PROBLEM
Take the records underneath and set them down exactly.

ROWS
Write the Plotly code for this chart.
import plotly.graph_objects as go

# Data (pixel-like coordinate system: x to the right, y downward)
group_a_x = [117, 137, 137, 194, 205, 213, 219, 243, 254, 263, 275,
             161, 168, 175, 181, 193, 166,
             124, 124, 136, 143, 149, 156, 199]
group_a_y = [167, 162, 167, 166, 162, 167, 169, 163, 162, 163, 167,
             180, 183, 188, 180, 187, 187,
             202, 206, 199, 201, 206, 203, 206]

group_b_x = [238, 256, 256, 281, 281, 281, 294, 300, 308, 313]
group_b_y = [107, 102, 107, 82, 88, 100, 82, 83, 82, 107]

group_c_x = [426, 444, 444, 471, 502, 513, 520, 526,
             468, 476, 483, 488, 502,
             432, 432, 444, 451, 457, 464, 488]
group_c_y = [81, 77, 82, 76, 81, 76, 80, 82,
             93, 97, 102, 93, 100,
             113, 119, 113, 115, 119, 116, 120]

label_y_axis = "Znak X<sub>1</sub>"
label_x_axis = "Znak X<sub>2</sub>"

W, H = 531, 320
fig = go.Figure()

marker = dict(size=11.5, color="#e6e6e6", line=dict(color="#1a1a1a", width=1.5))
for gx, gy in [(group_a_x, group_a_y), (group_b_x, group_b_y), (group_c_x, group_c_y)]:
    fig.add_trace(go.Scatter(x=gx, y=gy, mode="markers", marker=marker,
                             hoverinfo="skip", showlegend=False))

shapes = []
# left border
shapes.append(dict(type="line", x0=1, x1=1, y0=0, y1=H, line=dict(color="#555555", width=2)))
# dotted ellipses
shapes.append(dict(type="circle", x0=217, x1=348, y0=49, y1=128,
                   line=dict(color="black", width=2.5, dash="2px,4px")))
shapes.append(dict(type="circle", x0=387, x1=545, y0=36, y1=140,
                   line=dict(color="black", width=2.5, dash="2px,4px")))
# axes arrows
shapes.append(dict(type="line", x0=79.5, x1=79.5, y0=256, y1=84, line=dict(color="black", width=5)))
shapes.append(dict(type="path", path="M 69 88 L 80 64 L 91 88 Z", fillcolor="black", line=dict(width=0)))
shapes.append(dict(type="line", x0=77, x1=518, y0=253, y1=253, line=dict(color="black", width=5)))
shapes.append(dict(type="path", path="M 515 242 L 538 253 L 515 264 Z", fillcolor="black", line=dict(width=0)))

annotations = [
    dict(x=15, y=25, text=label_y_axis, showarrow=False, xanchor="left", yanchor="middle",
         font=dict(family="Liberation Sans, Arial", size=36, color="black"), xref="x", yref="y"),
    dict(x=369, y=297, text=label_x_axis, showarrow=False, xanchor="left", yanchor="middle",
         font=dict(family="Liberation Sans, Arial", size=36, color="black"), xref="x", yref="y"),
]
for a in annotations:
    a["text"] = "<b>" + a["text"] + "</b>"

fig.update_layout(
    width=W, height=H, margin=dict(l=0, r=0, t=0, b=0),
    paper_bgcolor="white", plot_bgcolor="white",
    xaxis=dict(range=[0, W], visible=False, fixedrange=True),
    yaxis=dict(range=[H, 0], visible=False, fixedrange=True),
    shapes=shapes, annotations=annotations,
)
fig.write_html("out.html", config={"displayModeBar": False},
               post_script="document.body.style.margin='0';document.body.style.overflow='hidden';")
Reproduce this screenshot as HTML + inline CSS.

CORRECT RESULT
Write the Plotly code for this chart.
import plotly.graph_objects as go

# Data (pixel-like coordinate system: x to the right, y downward)
group_a_x = [117, 137, 137, 194, 205, 213, 219, 243, 254, 263, 275,
             161, 168, 175, 181, 193, 166,
             124, 124, 136, 143, 149, 156, 199]
group_a_y = [167, 162, 167, 166, 162, 167, 169, 163, 162, 163, 167,
             180, 183, 188, 180, 187, 187,
             202, 206, 199, 201, 206, 203, 206]

group_b_x = [238, 256, 256, 281, 281, 281, 294, 300, 308, 313]
group_b_y = [107, 102, 107, 82, 88, 100, 82, 83, 82, 107]

group_c_x = [426, 444, 444, 471, 502, 513, 520, 526,
             468, 476, 483, 488, 502,
             432, 432, 444, 451, 457, 464, 488]
group_c_y = [81, 77, 82, 76, 81, 76, 80, 82,
             93, 97, 102, 93, 100,
             113, 119, 113, 115, 119, 116, 120]

label_y_axis = "Znak X<sub>1</sub>"
label_x_axis = "Znak X<sub>2</sub>"

W, H = 531, 320
fig = go.Figure()

marker = dict(size=11.5, color="#e6e6e6", line=dict(color="#1a1a1a", width=1.5))
for gx, gy in [(group_a_x, group_a_y), (group_b_x, group_b_y), (group_c_x, group_c_y)]:
    fig.add_trace(go.Scatter(x=gx, y=gy, mode="markers", marker=marker,
                             hoverinfo="skip", showlegend=False))

shapes = []
# left border
shapes.append(dict(type="line", x0=1, x1=1, y0=0, y1=H, line=dict(color="#555555", width=2)))
# dotted ellipses
shapes.append(dict(type="circle", x0=217, x1=348, y0=49, y1=128,
                   line=dict(color="black", width=2.5, dash="2px,4px")))
shapes.append(dict(type="circle", x0=387, x1=545, y0=36, y1=140,
                   line=dict(color="black", width=2.5, dash="2px,4px")))
# axes arrows
shapes.append(dict(type="line", x0=79.5, x1=79.5, y0=256, y1=84, line=dict(color="black", width=5)))
shapes.append(dict(type="path", path="M 69 88 L 80 64 L 91 88 Z", fillcolor="black", line=dict(width=0)))
shapes.append(dict(type="line", x0=77, x1=518, y0=253, y1=253, line=dict(color="black", width=5)))
shapes.append(dict(type="path", path="M 515 242 L 538 253 L 515 264 Z", fillcolor="black", line=dict(width=0)))

annotations = [
    dict(x=15, y=25, text=label_y_axis, showarrow=False, xanchor="left", yanchor="middle",
         font=dict(family="Liberation Sans, Arial", size=36, color="black"), xref="x", yref="y"),
    dict(x=369, y=297, text=label_x_axis, showarrow=False, xanchor="left", yanchor="middle",
         font=dict(family="Liberation Sans, Arial", size=36, color="black"), xref="x", yref="y"),
]
for a in annotations:
    a["text"] = "<b>" + a["text"] + "</b>"

fig.update_layout(
    width=W, height=H, margin=dict(l=0, r=0, t=0, b=0),
    paper_bgcolor="white", plot_bgcolor="white",
    xaxis=dict(range=[0, W], visible=False, fixedrange=True),
    yaxis=dict(range=[H, 0], visible=False, fixedrange=True),
    shapes=shapes, annotations=annotations,
)
fig.write_html("out.html", config={"displayModeBar": False},
               post_script="document.body.style.margin='0';document.body.style.overflow='hidden';")
Reproduce this screenshot as HTML + inline CSS.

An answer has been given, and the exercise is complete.